The left insists that Trump’s pick, Oklahoma Attorney General Scott Pruitt, is a climate change denier and has no business managing the EPA that he has often sued.

“But that’s just cover,” Erickson said. “The real reason has everything to do with money.”

“With the blessing of the Department of Justice, the EPA has been going after major corporations and telling those corporations that they can pay a massive fine to the federal government or pay a lesser amount to various environmentalist groups.

“More often than not, to get the EPA off their backs, the companies fork over money to leftwing run environmentalist groups. Those groups then begin a vicious cycle. They start hounding the corporations that give them money, file complaints with the EPA, then get the EPA to shake down the companies for more money,” Erickson said.

A congressional investigation into what the EPA calls its “settlement fund” found:

“Donations can earn up to double credit against defendants’ overall payment obligations, while credit for direct relief to consumers is merely dollar-for-dollar. What is more, documents show that groups that stood to gain from these mandatory donations lobbied DOJ to include them in settlements. DOJ has funneled third-party groups as much as $880 million dollars in just the last 2 years. These payments occur entirely outside of the Congressional appropriations and grant oversight process. What is worse, in some cases, DOJ-mandated donations restore funding that Congress specifically cut.”

The National Fish and Wildlife Foundation website explains the process:

“Enforcement actions brought by governmental authorities for violations of environmental or other natural resource laws are often settled on terms that require defendants to make community service or restitution payments. In turn, these types of payments are generally required to be applied in a manner that provides some redress for the underlying violations.

“At the federal level, ‘community service’ is expressly allowed as a condition of probation by the United States Criminal Code (18 U.S.C. §3563(b)(12)). In turn, the United States Sentencing Guidelines allow community service where it is reasonably designed to repair the harm caused by the offense (U.S.S.G. §8B1.3). Additional requirements for appropriate community service measures are outlined in the United States Attorneys’ Manual, which expressly allows “organizational community service” in settlements of environmental prosecutions.

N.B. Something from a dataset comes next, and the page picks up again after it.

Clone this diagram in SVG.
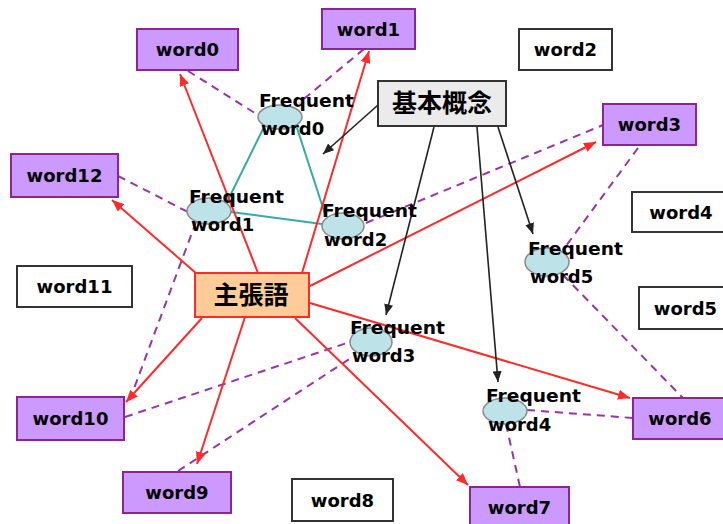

Many federal environmental prosecutions do indeed include community service payments as part of their ultimate settlement.”

Erickson said the National Fish and Wildlife Foundation uses money it gets from the settlements to fund conservation programs and “they have actually done some pretty amazing things. But other organizations are not so great and use the money to further harass private sector corporations, which cannot write off those payments for tax purposes.”

Erickson concluded: “When you hear environmental groups complaining about Scott Pruitt, remember that these groups are going to get hit hard financially because the EPA will get out of the business of shaking down corporations to fund leftwing groups.”